Description of the task:
Everything from the line containing "Write a component" through the line containing "const bD2Points = [5.75, 7.8];" must be written out exactly, and nothing more; leave any pictures out.

Entries with chart source code:
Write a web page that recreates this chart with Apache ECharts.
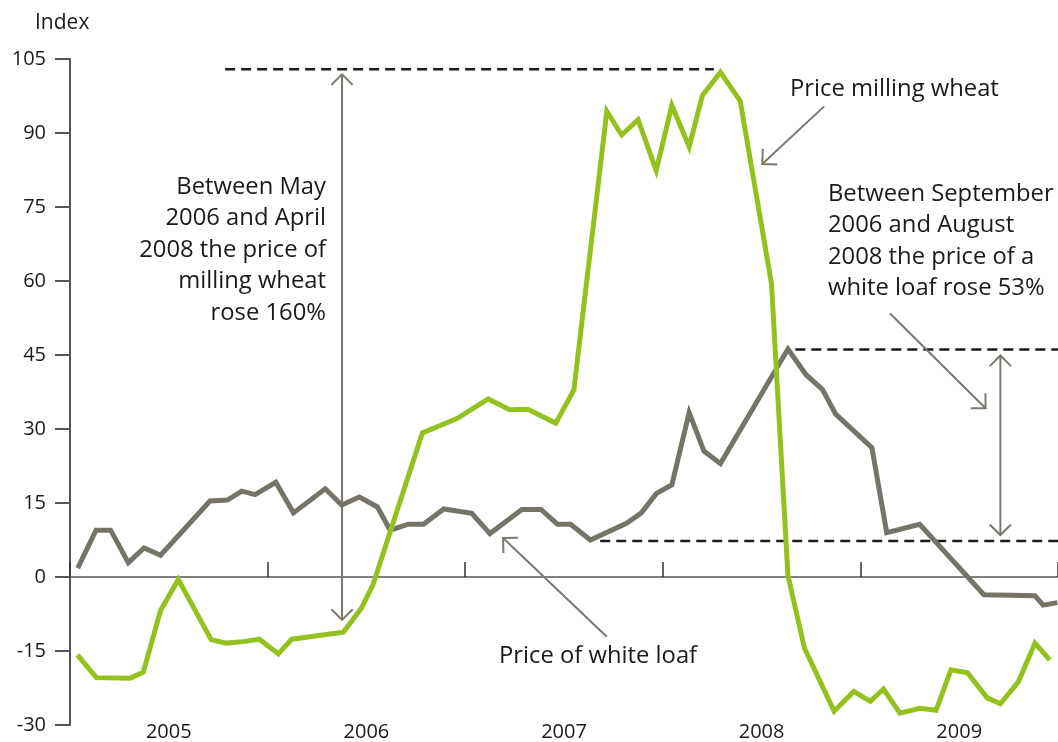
<!DOCTYPE html>
<html>
<head>
<meta charset="utf-8">
<script src="https://cdn.jsdelivr.net/npm/echarts@6/dist/echarts.min.js"></script>
<style>
html,body{margin:0;padding:0;background:#fff}
#main{width:1058px;height:742px}
</style>
</head>
<body>
<div id="main"></div>
<script>
// x values are months counted from January 2005
var years = ['2005', '2006', '2007', '2008', '2009'];
var yearMid = [6, 18, 30, 42, 54];

var loafMonths = [0.47, 1.58, 2.47, 3.54, 4.5, 5.5, 8.5, 9.56, 10.43, 11.24, 12.5, 13.57, 15.5, 16.5, 17.57, 18.67,
  19.44, 20.55, 21.47, 22.7, 24.4, 25.5, 27.44, 28.6, 29.6, 30.4, 31.6, 33.8, 34.7, 35.6, 36.55, 37.6, 38.5, 39.5,
  43.6, 44.7, 45.7, 46.5, 48.7, 49.6, 51.6, 55.5, 58.6, 59.1, 59.96];
var loafIndex = [1.8, 9.5, 9.5, 2.9, 5.9, 4.4, 15.4, 15.6, 17.4, 16.7, 19.2, 13.0, 17.9, 14.6, 16.2, 14.2,
  9.5, 10.7, 10.7, 13.8, 12.9, 8.8, 13.7, 13.7, 10.7, 10.7, 7.5, 10.9, 13.0, 16.9, 18.7, 33.3, 25.5, 23.0,
  46.2, 41.0, 38.0, 33.0, 26.2, 9.0, 10.7, -3.6, -3.8, -5.7, -5.2];

var wheatMonths = [0.45, 1.6, 3.65, 4.45, 5.5, 6.58, 8.57, 9.5, 10.5, 11.5, 12.65, 13.47, 16.6, 17.7, 18.4,
  21.4, 23.5, 25.4, 26.7, 27.8, 29.5, 30.6, 32.6, 33.5, 34.5, 35.6, 36.55, 37.6, 38.4, 39.5, 40.7, 42.6,
  43.6, 44.6, 46.4, 47.6, 48.6, 49.4, 50.4, 51.6, 52.6, 53.5, 54.5, 55.7, 56.5, 57.6, 58.6, 59.5];
var wheatIndex = [-15.8, -20.4, -20.5, -19.3, -6.8, -0.5, -12.7, -13.4, -13.1, -12.6, -15.6, -12.6, -11.2, -6.3, -1.6,
  29.2, 32.1, 36.1, 33.9, 34.0, 31.2, 37.9, 94.4, 89.6, 92.7, 82.4, 95.6, 87.2, 97.6, 102.3, 96.5, 59.5,
  0.3, -14.4, -27.2, -23.2, -25.2, -22.7, -27.6, -26.6, -27.0, -18.8, -19.4, -24.5, -25.7, -21.2, -13.4, -16.8];

var green = '#95c11f', grey = '#767368', arrowCol = '#7b786e', ink = '#1a1a1a';
var font = '"Open Sans", "DejaVu Sans", sans-serif';

function pairs(xs, ys) {
  return xs.map(function (x, i) { return [x, ys[i]]; });
}

var chart = echarts.init(document.getElementById('main'));

var option = {
  animation: false,
  grid: { left: 70, right: 0, top: 59, bottom: 13 },
  xAxis: [{
    type: 'value', min: 0, max: 60, interval: 12, position: 'bottom',
    axisLine: { onZero: true, lineStyle: { color: '#555', width: 1.5 } },
    axisTick: { inside: true, length: 15, lineStyle: { color: '#333', width: 1.5 } },
    axisLabel: { show: false },
    splitLine: { show: false }
  }, {
    type: 'value', min: 0, max: 60, position: 'bottom',
    axisLine: { show: false, onZero: false },
    axisTick: { show: false },
    axisLabel: {
      customValues: yearMid, margin: -3, fontSize: 20, color: ink, fontFamily: font,
      formatter: function (v) { return years[yearMid.indexOf(v)]; }
    },
    splitLine: { show: false }
  }],
  yAxis: {
    type: 'value', min: -30, max: 105, interval: 15,
    axisLine: { show: true, lineStyle: { color: '#555', width: 2 } },
    axisTick: { show: true, length: 15, lineStyle: { color: '#555', width: 2 } },
    axisLabel: { margin: 24, fontSize: 20, color: ink, fontFamily: font },
    splitLine: { show: false }
  },
  series: [{
    name: 'Price of white loaf', type: 'line', xAxisIndex: 0,
    data: pairs(loafMonths, loafIndex),
    symbol: 'none', lineStyle: { color: grey, width: 5, join: 'miter' }, z: 3
  }, {
    name: 'Price milling wheat', type: 'line', xAxisIndex: 0,
    data: pairs(wheatMonths, wheatIndex),
    symbol: 'none', lineStyle: { color: green, width: 5, join: 'miter' }, z: 4
  }]
};
chart.setOption(option);

function px(m, v) { return chart.convertToPixel({ seriesIndex: 0 }, [m, v]); }

function dashed(x1, x2, v) {
  var a = px(x1, v), b = px(x2, v);
  return { type: 'line', z: 1, shape: { x1: a[0], y1: a[1], x2: b[0], y2: b[1] },
    style: { stroke: ink, lineWidth: 2.5, lineDash: [10, 6] } };
}

function head(tip, tail) {
  var dx = tip[0] - tail[0], dy = tip[1] - tail[1], len = Math.sqrt(dx * dx + dy * dy);
  var bx = -dx / len, by = -dy / len, L = 15, c = Math.SQRT1_2;
  var l = [tip[0] + L * (bx * c - by * c), tip[1] + L * (bx * c + by * c)];
  var r = [tip[0] + L * (bx * c + by * c), tip[1] + L * (-bx * c + by * c)];
  return { type: 'polyline', z: 2, shape: { points: [l, tip, r] },
    style: { stroke: arrowCol, lineWidth: 2, fill: null } };
}

function arrow(from, to, both) {
  var a = px(from[0], from[1]), b = px(to[0], to[1]);
  var out = [{ type: 'line', z: 2, shape: { x1: a[0], y1: a[1], x2: b[0], y2: b[1] },
    style: { stroke: arrowCol, lineWidth: 2 } }, head(b, a)];
  if (both) out.push(head(a, b));
  return out;
}

function label(text, x, y, align) {
  return { type: 'text', z: 5, x: x, y: y,
    style: { text: text, fill: ink, font: '23.8px ' + font, textAlign: align || 'left',
      textVerticalAlign: 'top', lineHeight: 31.5 } };
}

var g = [
  dashed(9.42, 39.1, 102.9),
  dashed(44.05, 60, 46.1),
  dashed(32.2, 60, 7.3)
];
g = g.concat(arrow([16.52, -8.7], [16.52, 101.9], true));
g = g.concat(arrow([56.5, 8.5], [56.5, 44.9], true));
g = g.concat(arrow([45.8, 95.4], [42.04, 83.7]));
g = g.concat(arrow([32.6, -12.1], [26.3, 7.9]));
g = g.concat(arrow([49.8, 53.4], [55.6, 34.2]));
g.push(label('Between May\n2006 and April\n2008 the price of\nmilling wheat\nrose 160%', 326, 171, 'right'));
g.push(label('Between September\n2006 and August\n2008 the price of a\nwhite loaf rose 53%', 828, 178));
g.push(label('Price milling wheat', 790, 73));
g.push(label('Price of white loaf', 499, 640));
g.push({ type: 'text', x: 35, y: 13, style: { text: 'Index', fill: ink, font: '21px ' + font } });

chart.setOption({ graphic: g });
</script>
</body>
</html>
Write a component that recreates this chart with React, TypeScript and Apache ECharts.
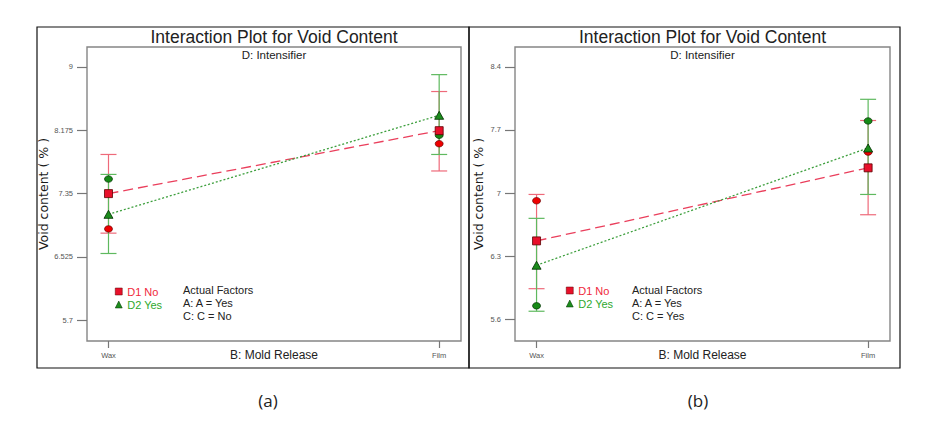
import React, { useEffect, useRef } from "react";
import * as echarts from "echarts";

// Factor B levels on the x axis
const moldRelease = ["Wax", "Film"];

// Panel (a): C = No
const aTicks = [5.7, 6.525, 7.35, 8.175, 9];
const aD1Mean = [7.35, 8.17];
const aD2Mean = [7.08, 8.37];
const aD1Low = [6.835, 7.645];
const aD1High = [7.86, 8.68];
const aD2Low = [6.57, 7.86];
const aD2High = [7.6, 8.9];
const aD1Points = [6.89, 8.0];
const aD2Points = [7.54, 8.11];

// Panel (b): C = Yes
const bTicks = [5.6, 6.3, 7, 7.7, 8.4];
const bD1Mean = [6.47, 7.28];
const bD2Mean = [6.2, 7.5];
const bD1Low = [5.94, 6.76];
const bD1High = [6.985, 7.805];
const bD2Low = [5.69, 6.985];
const bD2High = [6.72, 8.04];
const bD1Points = [6.915, 7.455];
const bD2Points = [5.75, 7.8];

const RED = "#e8102a";
const RED_LINE = "#ea3f5c";
const RED_BAR = "#ee6a7a";
const GREEN = "#1c8c1c";
const GREEN_LINE = "#3d9f3d";
const GREEN_BAR = "#5fb95f";
const FONT = "Liberation Sans, Arial, sans-serif";

const pairs = (vals: number[]) => vals.map((v, i) => [i, v]);
const bars = (low: number[], high: number[]) => low.map((l, i) => [i, l, high[i]]);

function errorBarSeries(idx: number, low: number[], high: number[], color: string) {
  return {
    type: "custom",
    xAxisIndex: idx,
    yAxisIndex: idx,
    z: 1,
    silent: true,
    data: bars(low, high),
    renderItem: (params: any, api: any) => {
      const x = api.value(0);
      const lo = api.coord([x, api.value(1)]);
      const hi = api.coord([x, api.value(2)]);
      const half = 8;
      const style = { stroke: color, lineWidth: 1.2 };
      return {
        type: "group",
        children: [
          { type: "line", shape: { x1: lo[0], y1: lo[1], x2: hi[0], y2: hi[1] }, style },
          { type: "line", shape: { x1: hi[0] - half, y1: hi[1], x2: hi[0] + half, y2: hi[1] }, style },
          { type: "line", shape: { x1: lo[0] - half, y1: lo[1], x2: lo[0] + half, y2: lo[1] }, style },
        ],
      };
    },
  };
}

function panelSeries(
  idx: number,
  d1Mean: number[], d2Mean: number[],
  d1Low: number[], d1High: number[],
  d2Low: number[], d2High: number[],
  d1Pts: number[], d2Pts: number[]
) {
  return [
    errorBarSeries(idx, d1Low, d1High, RED_BAR),
    errorBarSeries(idx, d2Low, d2High, GREEN_BAR),
    {
      type: "line", name: "D1 trend", xAxisIndex: idx, yAxisIndex: idx, z: 2,
      data: pairs(d1Mean), showSymbol: false, symbol: "none", silent: true,
      lineStyle: { color: RED_LINE, width: 1.3, type: [10, 5] },
    },
    {
      type: "line", name: "D2 trend", xAxisIndex: idx, yAxisIndex: idx, z: 2,
      data: pairs(d2Mean), showSymbol: false, symbol: "none", silent: true,
      lineStyle: { color: GREEN_LINE, width: 1.3, type: [2, 2] },
    },
    {
      type: "scatter", name: "D1 No", xAxisIndex: idx, yAxisIndex: idx, z: 4,
      data: pairs(d1Mean), symbol: "rect", symbolSize: 8,
      itemStyle: { color: RED, borderColor: "#5a0000", borderWidth: 0.8, opacity: 1 },
    },
    {
      type: "scatter", name: "D2 Yes", xAxisIndex: idx, yAxisIndex: idx, z: 4,
      data: pairs(d2Mean), symbol: "triangle", symbolSize: [9, 8],
      itemStyle: { color: GREEN, borderColor: "#003000", borderWidth: 0.8, opacity: 1 },
    },
    {
      type: "scatter", name: "D1 design", xAxisIndex: idx, yAxisIndex: idx, z: 3,
      data: pairs(d1Pts), symbol: "circle", symbolSize: [8, 6.5],
      itemStyle: { color: "#ee0000", borderColor: "#6a0000", borderWidth: 0.7, opacity: 1 },
    },
    {
      type: "scatter", name: "D2 design", xAxisIndex: idx, yAxisIndex: idx, z: 3,
      data: pairs(d2Pts), symbol: "circle", symbolSize: [8, 6.5],
      itemStyle: { color: "#168a16", borderColor: "#003000", borderWidth: 0.7, opacity: 1 },
    },
  ];
}

function xAxis(idx: number) {
  return {
    type: "value", gridIndex: idx, min: -0.065, max: 1.066,
    splitLine: { show: false },
    axisLine: { show: false, onZero: false },
    axisTick: { show: true, length: 7, customValues: [0, 1], lineStyle: { color: "#777", width: 1.2 } },
    axisLabel: {
      customValues: [0, 1], margin: 10, fontSize: 7.5, color: "#555", fontFamily: FONT,
      formatter: (v: number) => moldRelease[Math.round(v)] ?? "",
    },
  };
}

function yAxis(idx: number, ticks: number[], min: number, max: number, gap: number) {
  return {
    type: "value", gridIndex: idx, min, max,
    splitLine: { show: false },
    axisLine: { show: false, onZero: false },
    axisTick: { show: true, length: 10, customValues: ticks, lineStyle: { color: "#777", width: 1.2 } },
    axisLabel: {
      customValues: ticks, margin: 14, fontSize: 7.5, color: "#555", fontFamily: FONT,
      formatter: (v: number) => String(v),
    },
    name: "Void content ( % )",
    nameLocation: "middle",
    nameGap: gap,
    nameTextStyle: { fontSize: 12.5, color: "#1a1a1a", fontFamily: "DejaVu Sans, sans-serif" },
  };
}

function legend(left: number, top: number) {
  return {
    left, top, orient: "vertical", padding: 0, itemGap: 2,
    itemWidth: 7, itemHeight: 7, selectedMode: false,
    itemStyle: { borderWidth: 0.5 },
    textStyle: { fontSize: 11, fontFamily: FONT },
    data: [
      { name: "D1 No", icon: "rect", textStyle: { color: "#f0283c" } },
      { name: "D2 Yes", icon: "triangle", textStyle: { color: "#2ea82e" } },
    ],
  };
}

function texts(cx: number, factorX: number, cLabel: string) {
  const t = (text: string, x: number, y: number, size: number, align = "center", color = "#222", family = FONT) => ({
    type: "text", x, y, silent: true,
    style: { text, fill: color, font: `${size}px ${family}`, textAlign: align, textVerticalAlign: "middle" },
  });
  return [
    t("Interaction Plot for Void Content", cx, 37, 17.5),
    t("D: Intensifier", cx, 55, 11.5),
    t("B: Mold Release", cx, 355, 12),
    t("Actual Factors", factorX, 290, 11, "left"),
    t("A: A = Yes", factorX, 303, 11, "left"),
    t(cLabel, factorX, 316, 11, "left"),
  ];
}

export default function App() {
  const ref = useRef<HTMLDivElement>(null);

  useEffect(() => {
    document.body.style.margin = "0";
    if (!ref.current) return;
    const chart = echarts.init(ref.current, undefined, { renderer: "svg" });
    chart.setOption({
      animation: false,
      backgroundColor: "#ffffff",
      grid: [
        { left: 87, top: 47, width: 374, height: 294, show: true, borderColor: "#858585", borderWidth: 1.4, backgroundColor: "transparent" },
        { left: 515, top: 47, width: 375, height: 294, show: true, borderColor: "#858585", borderWidth: 1.4, backgroundColor: "transparent" },
      ],
      xAxis: [xAxis(0), xAxis(1)],
      yAxis: [yAxis(0, aTicks, 5.43, 9.26, 37), yAxis(1, bTicks, 5.36, 8.62, 30)],
      legend: [legend(115, 286), legend(566, 285)],
      series: [
        ...panelSeries(0, aD1Mean, aD2Mean, aD1Low, aD1High, aD2Low, aD2High, aD1Points, aD2Points),
        ...panelSeries(1, bD1Mean, bD2Mean, bD1Low, bD1High, bD2Low, bD2High, bD1Points, bD2Points),
      ],
      graphic: [
        { type: "rect", shape: { x: 37, y: 27, width: 432, height: 341 }, style: { fill: "none", stroke: "#111", lineWidth: 1.2 }, silent: true },
        { type: "rect", shape: { x: 469, y: 27, width: 431, height: 341 }, style: { fill: "none", stroke: "#111", lineWidth: 1.2 }, silent: true },
        ...texts(274, 183, "C: C = No"),
        ...texts(702.5, 632, "C: C = Yes"),
        {
          type: "text", x: 268, y: 400, silent: true,
          style: { text: "(a)", fill: "#222", font: "17px 'Open Sans', sans-serif", textAlign: "center", textVerticalAlign: "middle" },
        },
        {
          type: "text", x: 698, y: 400, silent: true,
          style: { text: "(b)", fill: "#222", font: "17px 'Open Sans', sans-serif", textAlign: "center", textVerticalAlign: "middle" },
        },
      ],
    });
    return () => chart.dispose();
  }, []);

  return <div ref={ref} style={{ width: 927, height: 427, background: "#fff" }} />;
}
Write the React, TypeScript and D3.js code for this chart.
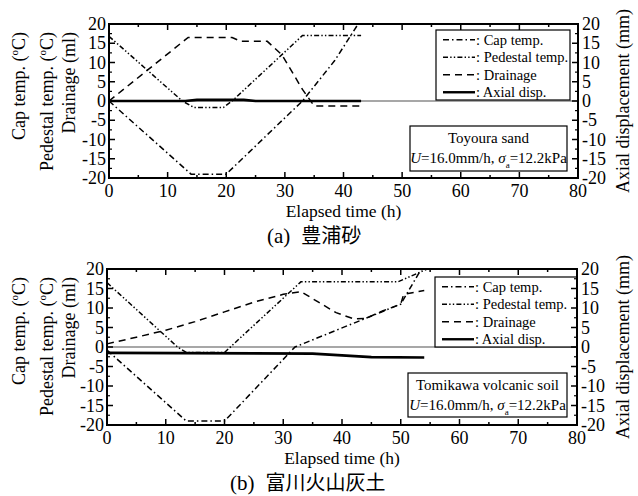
import * as d3 from 'd3'

// time (h), value pairs
const capTempA: [number, number][] = [[0, 0], [14, -19], [20, -19], [33, 0], [38.5, 10.5], [42.5, 20]]
const pedTempA: [number, number][] = [[0, 16.8], [12.5, 0], [14.5, -1.7], [19.5, -1.7], [21, 0], [33, 17], [43, 17]]
const drainA: [number, number][] = [[0, 0], [13.5, 16.5], [21, 16.5], [22.5, 15.5], [27, 15.5], [29.5, 12], [33, 3], [35, -1.3], [43, -1.3]]
const axialA: [number, number][] = [[0, 0], [13, 0], [15, 0.3], [23, 0.3], [25, 0], [43, 0]]

const capTempB: [number, number][] = [[0, -0.8], [13.5, -19], [20, -19], [32, 0], [50, 11], [53.5, 20]]
const pedTempB: [number, number][] = [[0, 16.5], [12, 0], [13.5, -1.4], [20, -1.4], [33, 16.7], [49.5, 16.7], [54.5, 20]]
const drainB: [number, number][] = [[0, 0.8], [5, 2.5], [10, 4.3], [15, 6.5], [20, 9], [25, 11.5], [30, 13.5], [33, 14.2], [36, 11.5], [39, 8.8], [42, 7.2], [44, 7.3], [47, 9.3], [50, 11], [50.5, 13.5], [54, 14.5]]
const axialB: [number, number][] = [[0, -1.5], [35, -1.7], [45, -2.6], [54, -2.7]]

const xTicks = [0, 10, 20, 30, 40, 50, 60, 70, 80]
const yTicks = [-20, -15, -10, -5, 0, 5, 10, 15, 20]
const legendLabels = [': Cap temp.', ': Pedestal temp.', ': Drainage', ': Axial disp.']
const dashes = ['6,3,1.5,3', '5,2.2,1.4,2.2,1.4,2.2', '7,5', '']

const serif = "'Liberation Serif', 'Times New Roman', Times, 'DejaVu Serif', serif"
const cjk = "'Noto Sans CJK JP', 'Noto Sans CJK SC', sans-serif"

interface PanelProps {
  left: number
  right: number
  top: number
  bottom: number
  series: [number, number][][]
  legend: { x0: number; x1: number; y0: number; y1: number }
  note: { x0: number; x1: number; y0: number; y1: number }
  site: string
  label: string
  caption: string
  captionX: number
}

function Panel({ left, right, top, bottom, series, legend, note, site, label, caption, captionX }: PanelProps) {
  const x = d3.scaleLinear().domain([0, 80]).range([left, right])
  const y = d3.scaleLinear().domain([-20, 20]).range([bottom, top])
  const line = d3.line<[number, number]>().x(d => x(d[0])).y(d => y(d[1]))
  const xMinor = d3.range(5, 80, 10)
  const yMinor = d3.range(-17.5, 20, 5)
  const titleEnd = top + 8
  const midY = (top + bottom) / 2
  const rowH = (legend.y1 - legend.y0) / 4

  const leftTitles = [
    { t: 'Cap temp. (', deg: true, x: 19 },
    { t: 'Pedestal temp. (', deg: true, x: 47 },
    { t: 'Drainage (ml)', deg: false, x: 69 },
  ]

  return (
    <g style={{ fontFamily: serif }} fill="#000">
      {/* zero line */}
      <line x1={left} x2={right} y1={y(0)} y2={y(0)} stroke="#8a8a8a" strokeWidth={1.5} />

      {/* data */}
      {series.map((s, i) => (
        <path key={i} d={line(s) ?? ''} fill="none" stroke="#000"
          strokeWidth={i === 3 ? 2.6 : 1.5} strokeDasharray={dashes[i] || undefined} />
      ))}

      {/* legend */}
      <rect x={legend.x0} y={legend.y0} width={legend.x1 - legend.x0} height={legend.y1 - legend.y0}
        fill="#fff" stroke="#000" strokeWidth={1.2} />
      {legendLabels.map((l, i) => {
        const cy = legend.y0 + rowH * (i + 0.5) + 1
        return (
          <g key={l}>
            <line x1={legend.x0 + 7} x2={legend.x0 + 39} y1={cy} y2={cy} stroke="#000"
              strokeWidth={i === 3 ? 2.4 : 1.3} strokeDasharray={dashes[i] || undefined} />
            <text x={legend.x0 + 40} y={cy + 5} fontSize={14.5}>{l}</text>
          </g>
        )
      })}

      {/* note */}
      <rect x={note.x0} y={note.y0} width={note.x1 - note.x0} height={note.y1 - note.y0}
        fill="#fff" stroke="#000" strokeWidth={1.2} />
      <text x={(note.x0 + note.x1) / 2} y={note.y0 + 17} fontSize={15} textAnchor="middle">{site}</text>
      <text x={(note.x0 + note.x1) / 2} y={note.y0 + 37} fontSize={15} textAnchor="middle">
        <tspan fontStyle="italic">U</tspan>=16.0mm/h, <tspan fontStyle="italic">σ</tspan>
        <tspan fontSize={9} dy={5}>a</tspan><tspan dy={-5}>=12.2kPa</tspan>
      </text>

      {/* frame */}
      <rect x={left} y={top} width={right - left} height={bottom - top} fill="none" stroke="#000" strokeWidth={2} />

      {/* x ticks */}
      {xTicks.map(t => (
        <g key={'x' + t}>
          <line x1={x(t)} x2={x(t)} y1={bottom} y2={bottom - 6} stroke="#000" strokeWidth={1.5} />
          <line x1={x(t)} x2={x(t)} y1={top} y2={top + 6} stroke="#000" strokeWidth={1.5} />
          <text x={x(t)} y={bottom + 19} fontSize={18} textAnchor="middle">{t}</text>
        </g>
      ))}
      {xMinor.map(t => (
        <g key={'xm' + t}>
          <line x1={x(t)} x2={x(t)} y1={bottom} y2={bottom - 3} stroke="#000" strokeWidth={1.5} />
          <line x1={x(t)} x2={x(t)} y1={top} y2={top + 3} stroke="#000" strokeWidth={1.5} />
        </g>
      ))}

      {/* y ticks, both sides */}
      {yTicks.map(t => (
        <g key={'y' + t}>
          <line x1={left} x2={left + 6} y1={y(t)} y2={y(t)} stroke="#000" strokeWidth={1.5} />
          <line x1={right} x2={right - 6} y1={y(t)} y2={y(t)} stroke="#000" strokeWidth={1.5} />
          <text x={left - 3} y={y(t) + 6} fontSize={18} textAnchor="end">{t}</text>
          <text x={right + 4} y={y(t) + 6} fontSize={18}>{t}</text>
        </g>
      ))}
      {yMinor.map(t => (
        <g key={'ym' + t}>
          <line x1={left} x2={left + 3} y1={y(t)} y2={y(t)} stroke="#000" strokeWidth={1.2} />
          <line x1={right} x2={right - 3} y1={y(t)} y2={y(t)} stroke="#000" strokeWidth={1.2} />
        </g>
      ))}

      {/* axis titles */}
      {leftTitles.map(lt => (
        <text key={lt.t} transform={`translate(${lt.x + 6},${titleEnd}) rotate(-90)`} fontSize={18} textAnchor="end">
          {lt.deg ? (
            <>
              {lt.t}<tspan fontSize={11} dy={-7}>o</tspan><tspan dy={7}>C)</tspan>
            </>
          ) : lt.t}
        </text>
      ))}
      <text transform={`translate(629,${midY}) rotate(-90)`} fontSize={18} textAnchor="middle">
        Axial displacement (mm)
      </text>
      <text x={(left + right) / 2} y={bottom + 39} fontSize={17.5} textAnchor="middle">Elapsed time (h)</text>
      <text x={captionX} y={bottom + 65} fontSize={21}>
        {label}<tspan dx={11} style={{ fontFamily: cjk }} fontSize={20}>{caption}</tspan>
      </text>
    </g>
  )
}

export default function App() {
  return (
    <svg width={638} height={496} style={{ position: 'absolute', left: 0, top: 0, background: '#fff' }}>
      <rect width={638} height={496} fill="#fff" />
      <Panel left={109} right={578} top={24} bottom={178}
        series={[capTempA, pedTempA, drainA, axialA]}
        legend={{ x0: 436, x1: 570, y0: 30, y1: 100 }}
        note={{ x0: 410, x1: 567, y0: 126, y1: 171 }}
        site="Toyoura sand" label="(a)" caption="豊浦砂" captionX={267} />
      <Panel left={107} right={577} top={269} bottom={425}
        series={[capTempB, pedTempB, drainB, axialB]}
        legend={{ x0: 435, x1: 577, y0: 277, y1: 347 }}
        note={{ x0: 408, x1: 567, y0: 373, y1: 417 }}
        site="Tomikawa volcanic soil" label="(b)" caption="富川火山灰土" captionX={230} />
    </svg>
  )
}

Output:
Write a component that recreates this chart with React, TypeScript and Apache ECharts.
import React, { useEffect, useRef } from "react";
import * as echarts from "echarts";

// Factor B levels on the x axis
const moldRelease = ["Wax", "Film"];

// Panel (a): C = No
const aTicks = [5.7, 6.525, 7.35, 8.175, 9];
const aD1Mean = [7.35, 8.17];
const aD2Mean = [7.08, 8.37];
const aD1Low = [6.835, 7.645];
const aD1High = [7.86, 8.68];
const aD2Low = [6.57, 7.86];
const aD2High = [7.6, 8.9];
const aD1Points = [6.89, 8.0];
const aD2Points = [7.54, 8.11];

// Panel (b): C = Yes
const bTicks = [5.6, 6.3, 7, 7.7, 8.4];
const bD1Mean = [6.47, 7.28];
const bD2Mean = [6.2, 7.5];
const bD1Low = [5.94, 6.76];
const bD1High = [6.985, 7.805];
const bD2Low = [5.69, 6.985];
const bD2High = [6.72, 8.04];
const bD1Points = [6.915, 7.455];
const bD2Points = [5.75, 7.8];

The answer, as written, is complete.